Edina Magazine caught up with these two students at the end of their first semester of college to see how they’re doing and what they’ve learned so far.
Favorite class so far?
JL: English. It’s a lot of writing, and I like to be creative and work on my writing skills.
BF: Anthropology. Two weeks into school I realized I was really interested in it, and now I am thinking about minoring in it.
How does it feel to finally be a college student?
JL: It’s really good. The Last Mile program taught me how to introduce myself to the teacher after the first day and how to email them when I have questions. That advice has been very helpful so far.
BF: It feels really good. I felt so prepared and had everything I needed to succeed in class. I also knew where everything was because I went through a tour with the Last Mile program.

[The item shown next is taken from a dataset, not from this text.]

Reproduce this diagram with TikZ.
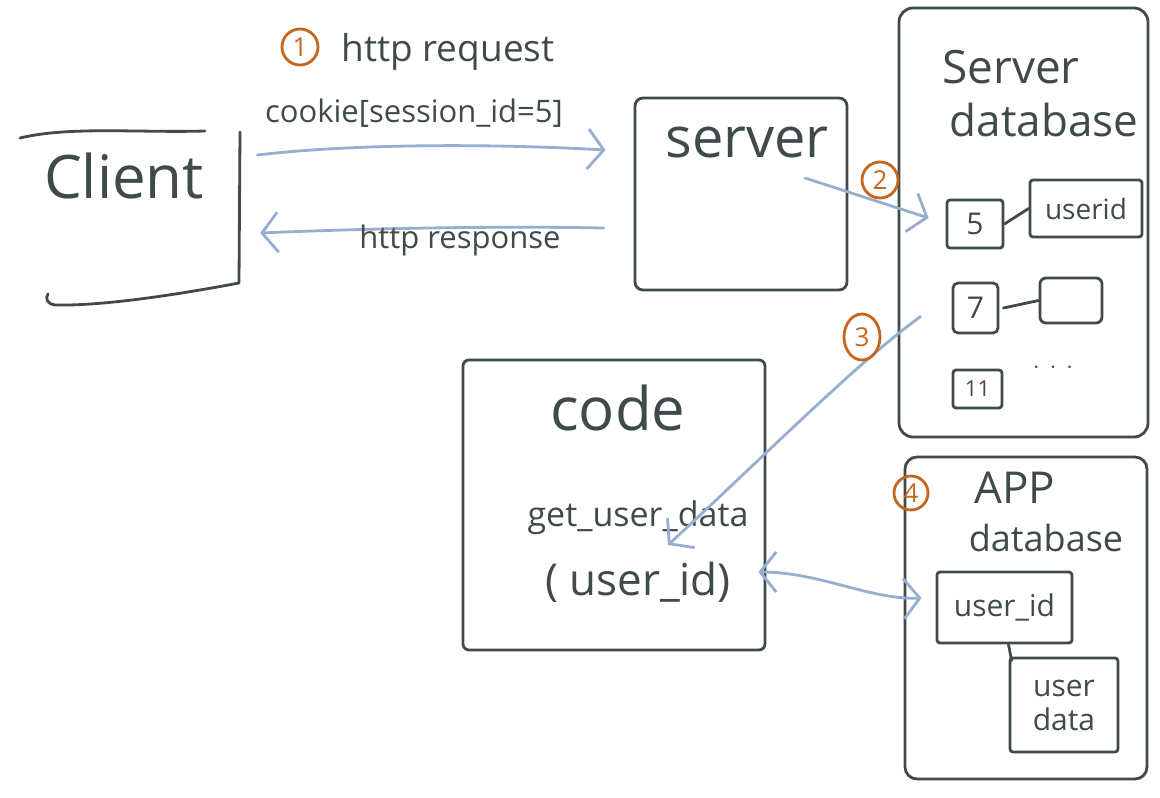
\documentclass[tikz,border=0pt]{standalone}
\usepackage{fontspec}
\setmainfont{Open Sans}
\usetikzlibrary{arrows.meta,calc,shapes.geometric}
\definecolor{ink}{HTML}{3F4B4B}
\definecolor{flowc}{HTML}{96AED0}
\definecolor{markc}{HTML}{C6651D}
\newcommand\hwsize[1]{\fontsize{#1}{#1}\selectfont}
\begin{document}
\begin{tikzpicture}[x=1pt,y=-1pt,
  inkline/.style={draw=ink,line width=2.8pt,line cap=round,line join=round},
  box/.style={inkline,rectangle,rounded corners=8pt,inner sep=0pt},
  area/.style={rectangle,inner sep=0pt},
  flow/.style={draw=flowc,line width=2.8pt,line cap=round,-{Straight Barb[length=16pt,width=40pt]}},
  flowboth/.style={draw=flowc,line width=2.8pt,line cap=round,{Straight Barb[length=16pt,width=40pt]}-{Straight Barb[length=16pt,width=40pt]}},
  txt/.style={text=ink,inner sep=0pt,align=center},
  num/.style={circle,draw=markc,line width=2.8pt,text=markc,minimum size=36pt,inner sep=0pt,font=\hwsize{26}},
]
\useasboundingbox[fill=white] (0,0) rectangle (1160,798);

% ---------- client ----------
\node[area,minimum width=220pt,minimum height=170pt] (client) at (130,217) {};
\draw[inkline] (20,138) .. controls (70,126) and (140,133) .. (205,131);
\draw[inkline] (240,132) -- (239,283) .. controls (170,296) and (100,306) .. (55,305) .. controls (47,304) and (45,298) .. (48,294);
\node[txt] (tclient) at (124,176) {\hwsize{60}Client};

% ---------- server ----------
\node[box,minimum width=212pt,minimum height=192pt] (server) at (741,194) {};
\node[txt] (tserver) at (747,143) {\hwsize{56}server};

% ---------- server database ----------
\node[box,rounded corners=14pt,minimum width=249pt,minimum height=429pt] (sdb) at (1023.5,222.5) {};
\node[txt] (tsdb1) at (1011,67) {\hwsize{46}Server};
\node[txt] (tsdb2) at (1044,120) {\hwsize{44}database};
\node[box,rounded corners=3pt,minimum width=56pt,minimum height=48pt,text=ink,font=\hwsize{30}] (k5) at (975,224) {5};
\node[box,rounded corners=3pt,minimum width=112pt,minimum height=57pt,text=ink,font=\hwsize{28}] (kuid) at (1086,208.5) {userid};
\node[box,rounded corners=5pt,minimum width=45pt,minimum height=50pt,text=ink,font=\hwsize{30}] (k7) at (975.5,308) {7};
\node[box,rounded corners=6pt,minimum width=62pt,minimum height=45pt] (kblank) at (1071,300.5) {};
\node[box,rounded corners=3pt,minimum width=49pt,minimum height=38pt,text=ink,font=\hwsize{22}] (k11) at (977.5,389) {11};
\node[txt] (kdots) at (1053,368) {\hwsize{40}$\cdot\,\cdot\,\cdot$};
\draw[inkline] (k5.east) -- (kuid.west);
\draw[inkline] (k7.east) ++(4,0) -- (kblank.west);

% ---------- code ----------
\node[box,rounded corners=6pt,minimum width=302pt,minimum height=290pt] (code) at (614,505) {};
\node[txt] (tcode) at (618,408) {\hwsize{60}code};
\node[txt] (tfunc1) at (638,518) {\hwsize{34}get\_user\_data};
\node[txt] (tfunc2) at (638,582) {\hwsize{44}( user\_id)};

% ---------- app database ----------
\node[box,rounded corners=12pt,minimum width=242pt,minimum height=322pt] (adb) at (1026,618) {};
\node[txt] (tadb1) at (1015,488) {\hwsize{44}APP};
\node[txt] (tadb2) at (1046,538) {\hwsize{36}database};
\node[box,rounded corners=3pt,minimum width=135pt,minimum height=71pt,text=ink,font=\hwsize{30}] (auid) at (1004.5,607.5) {user\_id};
\node[box,rounded corners=3pt,minimum width=108pt,minimum height=94pt,text=ink,font=\hwsize{30},align=center] (audata) at (1064,705) {user\\[4pt]data};
\draw[inkline] ($(auid.south)+(4,0)$) -- ($(audata.north west)+(3,4)$);

% ---------- connectors ----------
\draw[flow] ($(client.east)+(17,-62)$) .. controls (360,143) and (500,144) .. ($(server.west)+(-28,-44)$);
\draw[flow] ($(server.west)+(-30,34)$) .. controls (500,226) and (380,228) .. ($(client.east)+(20,16)$);
\draw[flow] ($(server.center)+(64,-16)$) -- ($(k5.west)+(-17,-6)$);
\draw[flow] ($(sdb.west)+(23,94)$) .. controls (860,360) and (760,460) .. ($(code.center)+(54,40)$);
\draw[flowboth] ($(code.east)+(-8,67)$) .. controls (820,572) and (870,600) .. ($(adb.west)+(18,-20)$);

% ---------- step marks ----------
\node[num] (m1) at (300,47) {1};
\node[num] (m2) at (880,180) {2};
\node[num,ellipse,minimum width=36pt,minimum height=46pt] (m3) at (862,337) {3};
\node[num,minimum size=34pt] (m4) at (911,493) {4};

% ---------- labels ----------
\node[txt] (lreq) at (448,52) {\hwsize{37}http request};
\node[txt] (lcookie) at (414,113) {\hwsize{31}cookie[session\_id=5]};
\node[txt] (lresp) at (460,240) {\hwsize{31}http response};
\end{tikzpicture}
\end{document}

What challenges have you faced?
JL: There is so much independence and you have to be responsible, which can be challenging if you don’t hold yourself accountable. A lot of teachers post homework online and you have to check your student account to make sure you don’t miss anything.
How has the Last Mile program changed your educational trajectory?
JL: Before joining the program, I was going to go to a different college, but the Last Mile helped me to find a better college that fit my interests. The college we found here at Stevens Point is great. I like it a lot! If it weren’t for Becky and the Last Mile team, I wouldn’t be where I am.
BF: The Last Mile taught us how to get involved in our classes and introduce ourselves to professors. That advice has been invaluable thus far, because the class sizes are a lot bigger [than high school classes.]
Have you had contact with anyone from The Last Mile?
JL: Oh, definitely. We talk every now and then and they encourage me to keep doing what I am doing and to keep studying. We talk about time management a lot, too.
BF: Jeff and I actually still talk every now and then—we have become good friends.
Goals for next semester?
JL: Goals for both the semesters is to get As and Bs.
BF: I want to continue doing well. I am also going to try and find a job next semester. The Last Mile prepared me for both of those things by helping me make a resume.